Exercise prompt: Repeat each record below exactly, dropping the pictures.

Records:
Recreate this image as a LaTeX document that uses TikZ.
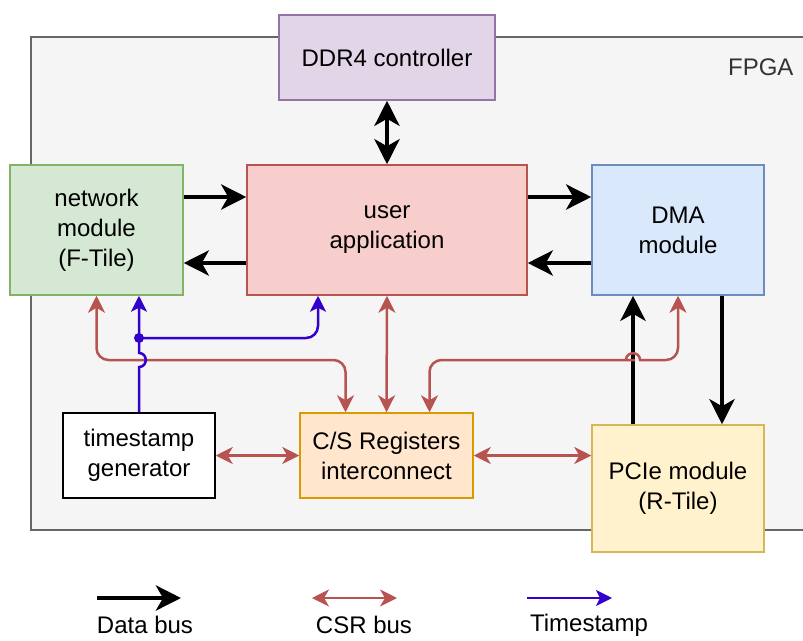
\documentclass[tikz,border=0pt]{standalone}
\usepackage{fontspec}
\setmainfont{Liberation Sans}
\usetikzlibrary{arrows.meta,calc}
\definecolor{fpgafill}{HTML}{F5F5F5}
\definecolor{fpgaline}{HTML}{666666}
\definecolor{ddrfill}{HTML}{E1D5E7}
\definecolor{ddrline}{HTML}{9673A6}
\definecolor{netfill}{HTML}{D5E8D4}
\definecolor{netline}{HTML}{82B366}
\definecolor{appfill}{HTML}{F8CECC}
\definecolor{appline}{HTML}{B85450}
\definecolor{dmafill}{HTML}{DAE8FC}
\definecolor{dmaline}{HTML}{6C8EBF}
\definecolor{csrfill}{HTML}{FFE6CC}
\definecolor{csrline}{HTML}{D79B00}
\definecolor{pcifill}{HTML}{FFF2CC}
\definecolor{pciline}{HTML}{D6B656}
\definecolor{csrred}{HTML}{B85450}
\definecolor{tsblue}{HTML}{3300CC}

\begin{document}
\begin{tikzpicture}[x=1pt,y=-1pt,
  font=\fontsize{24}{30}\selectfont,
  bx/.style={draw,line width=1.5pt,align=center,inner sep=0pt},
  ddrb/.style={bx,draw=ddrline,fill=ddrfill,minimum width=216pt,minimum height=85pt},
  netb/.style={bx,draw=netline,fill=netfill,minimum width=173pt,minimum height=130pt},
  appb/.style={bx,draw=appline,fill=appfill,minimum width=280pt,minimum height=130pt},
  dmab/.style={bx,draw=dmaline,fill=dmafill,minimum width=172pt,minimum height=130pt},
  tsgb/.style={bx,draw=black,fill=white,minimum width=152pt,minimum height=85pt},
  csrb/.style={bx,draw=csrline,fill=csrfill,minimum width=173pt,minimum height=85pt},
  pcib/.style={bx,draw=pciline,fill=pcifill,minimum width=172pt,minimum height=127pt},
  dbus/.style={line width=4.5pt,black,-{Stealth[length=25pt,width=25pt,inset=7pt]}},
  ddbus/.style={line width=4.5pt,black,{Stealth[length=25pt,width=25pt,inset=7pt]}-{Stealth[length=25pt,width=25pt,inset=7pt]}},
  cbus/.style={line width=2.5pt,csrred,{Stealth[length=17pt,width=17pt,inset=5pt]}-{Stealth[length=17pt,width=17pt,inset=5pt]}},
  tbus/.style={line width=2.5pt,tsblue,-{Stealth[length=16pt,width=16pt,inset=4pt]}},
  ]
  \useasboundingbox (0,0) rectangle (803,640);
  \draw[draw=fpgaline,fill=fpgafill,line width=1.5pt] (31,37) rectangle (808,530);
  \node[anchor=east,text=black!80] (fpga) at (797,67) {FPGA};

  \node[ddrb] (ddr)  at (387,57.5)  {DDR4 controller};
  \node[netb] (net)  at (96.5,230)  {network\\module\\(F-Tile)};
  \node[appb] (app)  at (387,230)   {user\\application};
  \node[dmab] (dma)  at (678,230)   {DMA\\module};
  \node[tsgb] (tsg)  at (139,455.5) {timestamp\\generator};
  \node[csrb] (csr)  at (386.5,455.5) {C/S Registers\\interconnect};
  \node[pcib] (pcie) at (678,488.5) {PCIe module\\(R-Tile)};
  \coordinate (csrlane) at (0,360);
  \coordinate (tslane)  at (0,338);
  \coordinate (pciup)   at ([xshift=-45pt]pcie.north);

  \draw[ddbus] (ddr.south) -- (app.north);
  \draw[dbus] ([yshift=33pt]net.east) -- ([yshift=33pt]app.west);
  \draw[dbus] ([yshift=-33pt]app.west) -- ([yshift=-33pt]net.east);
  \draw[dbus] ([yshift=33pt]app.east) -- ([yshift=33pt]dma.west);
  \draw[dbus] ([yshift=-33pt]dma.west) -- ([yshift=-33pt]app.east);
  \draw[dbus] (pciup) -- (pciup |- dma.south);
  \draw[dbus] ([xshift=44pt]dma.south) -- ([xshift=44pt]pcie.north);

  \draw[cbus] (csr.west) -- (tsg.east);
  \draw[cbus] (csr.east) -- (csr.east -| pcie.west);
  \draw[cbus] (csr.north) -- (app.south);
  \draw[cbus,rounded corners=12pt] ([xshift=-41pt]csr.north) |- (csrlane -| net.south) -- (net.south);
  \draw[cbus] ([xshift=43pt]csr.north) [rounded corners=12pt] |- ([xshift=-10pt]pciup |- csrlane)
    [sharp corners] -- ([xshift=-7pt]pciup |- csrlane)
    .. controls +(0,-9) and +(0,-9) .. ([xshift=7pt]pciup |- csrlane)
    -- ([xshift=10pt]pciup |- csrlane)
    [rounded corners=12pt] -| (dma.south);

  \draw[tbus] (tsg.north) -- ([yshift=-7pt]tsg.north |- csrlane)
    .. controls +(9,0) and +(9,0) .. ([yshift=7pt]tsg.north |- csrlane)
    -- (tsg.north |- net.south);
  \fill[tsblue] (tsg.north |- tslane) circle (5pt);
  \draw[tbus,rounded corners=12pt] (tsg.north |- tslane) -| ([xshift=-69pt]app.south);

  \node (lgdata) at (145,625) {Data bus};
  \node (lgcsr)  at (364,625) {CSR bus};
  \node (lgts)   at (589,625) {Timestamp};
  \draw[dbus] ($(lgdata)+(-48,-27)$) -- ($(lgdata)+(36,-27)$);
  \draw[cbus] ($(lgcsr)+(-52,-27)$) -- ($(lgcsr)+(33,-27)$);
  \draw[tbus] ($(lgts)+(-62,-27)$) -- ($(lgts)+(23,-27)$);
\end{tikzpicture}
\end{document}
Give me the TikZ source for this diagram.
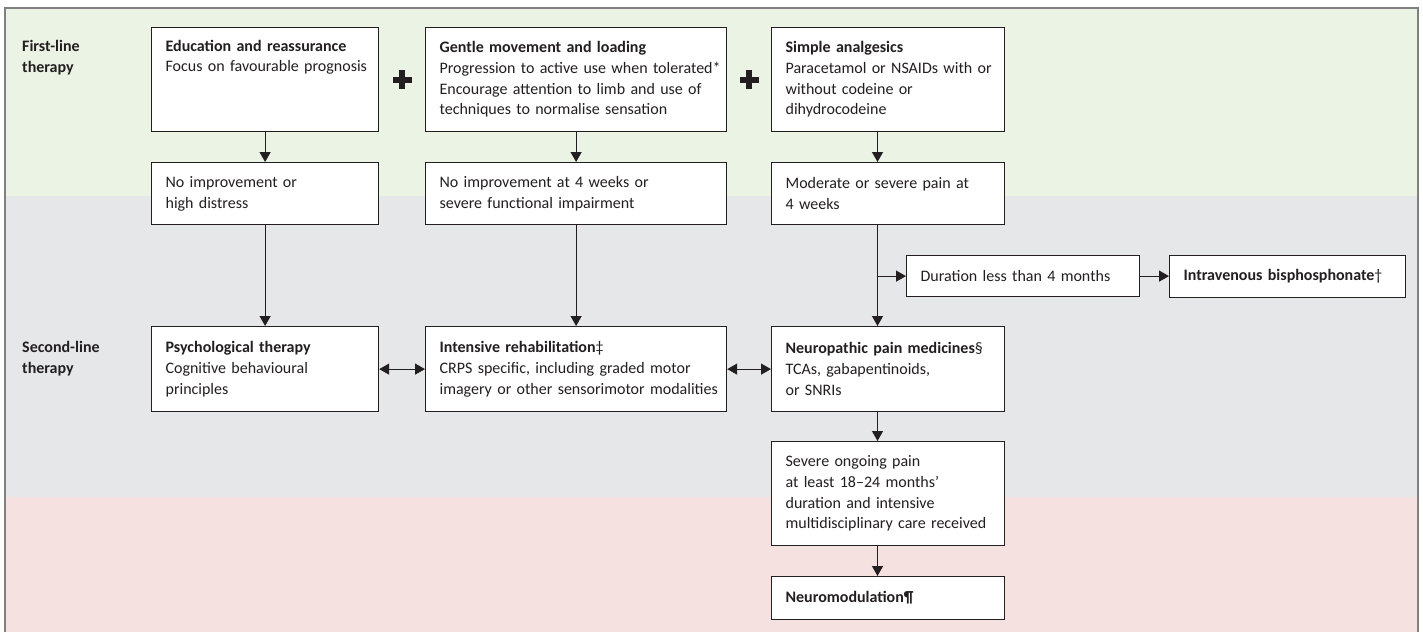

Written reply:
Recreate this image as a LaTeX document that uses TikZ.
\documentclass[tikz,border=0pt]{standalone}
\usepackage{fontspec}
\setmainfont{Liberation Sans}
\usetikzlibrary{arrows.meta,calc}
\definecolor{fpgafill}{HTML}{F5F5F5}
\definecolor{fpgaline}{HTML}{666666}
\definecolor{ddrfill}{HTML}{E1D5E7}
\definecolor{ddrline}{HTML}{9673A6}
\definecolor{netfill}{HTML}{D5E8D4}
\definecolor{netline}{HTML}{82B366}
\definecolor{appfill}{HTML}{F8CECC}
\definecolor{appline}{HTML}{B85450}
\definecolor{dmafill}{HTML}{DAE8FC}
\definecolor{dmaline}{HTML}{6C8EBF}
\definecolor{csrfill}{HTML}{FFE6CC}
\definecolor{csrline}{HTML}{D79B00}
\definecolor{pcifill}{HTML}{FFF2CC}
\definecolor{pciline}{HTML}{D6B656}
\definecolor{csrred}{HTML}{B85450}
\definecolor{tsblue}{HTML}{3300CC}

\begin{document}
\begin{tikzpicture}[x=1pt,y=-1pt,
  font=\fontsize{24}{30}\selectfont,
  bx/.style={draw,line width=1.5pt,align=center,inner sep=0pt},
  ddrb/.style={bx,draw=ddrline,fill=ddrfill,minimum width=216pt,minimum height=85pt},
  netb/.style={bx,draw=netline,fill=netfill,minimum width=173pt,minimum height=130pt},
  appb/.style={bx,draw=appline,fill=appfill,minimum width=280pt,minimum height=130pt},
  dmab/.style={bx,draw=dmaline,fill=dmafill,minimum width=172pt,minimum height=130pt},
  tsgb/.style={bx,draw=black,fill=white,minimum width=152pt,minimum height=85pt},
  csrb/.style={bx,draw=csrline,fill=csrfill,minimum width=173pt,minimum height=85pt},
  pcib/.style={bx,draw=pciline,fill=pcifill,minimum width=172pt,minimum height=127pt},
  dbus/.style={line width=4.5pt,black,-{Stealth[length=25pt,width=25pt,inset=7pt]}},
  ddbus/.style={line width=4.5pt,black,{Stealth[length=25pt,width=25pt,inset=7pt]}-{Stealth[length=25pt,width=25pt,inset=7pt]}},
  cbus/.style={line width=2.5pt,csrred,{Stealth[length=17pt,width=17pt,inset=5pt]}-{Stealth[length=17pt,width=17pt,inset=5pt]}},
  tbus/.style={line width=2.5pt,tsblue,-{Stealth[length=16pt,width=16pt,inset=4pt]}},
  ]
  \useasboundingbox (0,0) rectangle (803,640);
  \draw[draw=fpgaline,fill=fpgafill,line width=1.5pt] (31,37) rectangle (808,530);
  \node[anchor=east,text=black!80] (fpga) at (797,67) {FPGA};

  \node[ddrb] (ddr)  at (387,57.5)  {DDR4 controller};
  \node[netb] (net)  at (96.5,230)  {network\\module\\(F-Tile)};
  \node[appb] (app)  at (387,230)   {user\\application};
  \node[dmab] (dma)  at (678,230)   {DMA\\module};
  \node[tsgb] (tsg)  at (139,455.5) {timestamp\\generator};
  \node[csrb] (csr)  at (386.5,455.5) {C/S Registers\\interconnect};
  \node[pcib] (pcie) at (678,488.5) {PCIe module\\(R-Tile)};
  \coordinate (csrlane) at (0,360);
  \coordinate (tslane)  at (0,338);
  \coordinate (pciup)   at ([xshift=-45pt]pcie.north);

  \draw[ddbus] (ddr.south) -- (app.north);
  \draw[dbus] ([yshift=33pt]net.east) -- ([yshift=33pt]app.west);
  \draw[dbus] ([yshift=-33pt]app.west) -- ([yshift=-33pt]net.east);
  \draw[dbus] ([yshift=33pt]app.east) -- ([yshift=33pt]dma.west);
  \draw[dbus] ([yshift=-33pt]dma.west) -- ([yshift=-33pt]app.east);
  \draw[dbus] (pciup) -- (pciup |- dma.south);
  \draw[dbus] ([xshift=44pt]dma.south) -- ([xshift=44pt]pcie.north);

  \draw[cbus] (csr.west) -- (tsg.east);
  \draw[cbus] (csr.east) -- (csr.east -| pcie.west);
  \draw[cbus] (csr.north) -- (app.south);
  \draw[cbus,rounded corners=12pt] ([xshift=-41pt]csr.north) |- (csrlane -| net.south) -- (net.south);
  \draw[cbus] ([xshift=43pt]csr.north) [rounded corners=12pt] |- ([xshift=-10pt]pciup |- csrlane)
    [sharp corners] -- ([xshift=-7pt]pciup |- csrlane)
    .. controls +(0,-9) and +(0,-9) .. ([xshift=7pt]pciup |- csrlane)
    -- ([xshift=10pt]pciup |- csrlane)
    [rounded corners=12pt] -| (dma.south);

  \draw[tbus] (tsg.north) -- ([yshift=-7pt]tsg.north |- csrlane)
    .. controls +(9,0) and +(9,0) .. ([yshift=7pt]tsg.north |- csrlane)
    -- (tsg.north |- net.south);
  \fill[tsblue] (tsg.north |- tslane) circle (5pt);
  \draw[tbus,rounded corners=12pt] (tsg.north |- tslane) -| ([xshift=-69pt]app.south);

  \node (lgdata) at (145,625) {Data bus};
  \node (lgcsr)  at (364,625) {CSR bus};
  \node (lgts)   at (589,625) {Timestamp};
  \draw[dbus] ($(lgdata)+(-48,-27)$) -- ($(lgdata)+(36,-27)$);
  \draw[cbus] ($(lgcsr)+(-52,-27)$) -- ($(lgcsr)+(33,-27)$);
  \draw[tbus] ($(lgts)+(-62,-27)$) -- ($(lgts)+(23,-27)$);
\end{tikzpicture}
\end{document}
Give me the TikZ source for this diagram.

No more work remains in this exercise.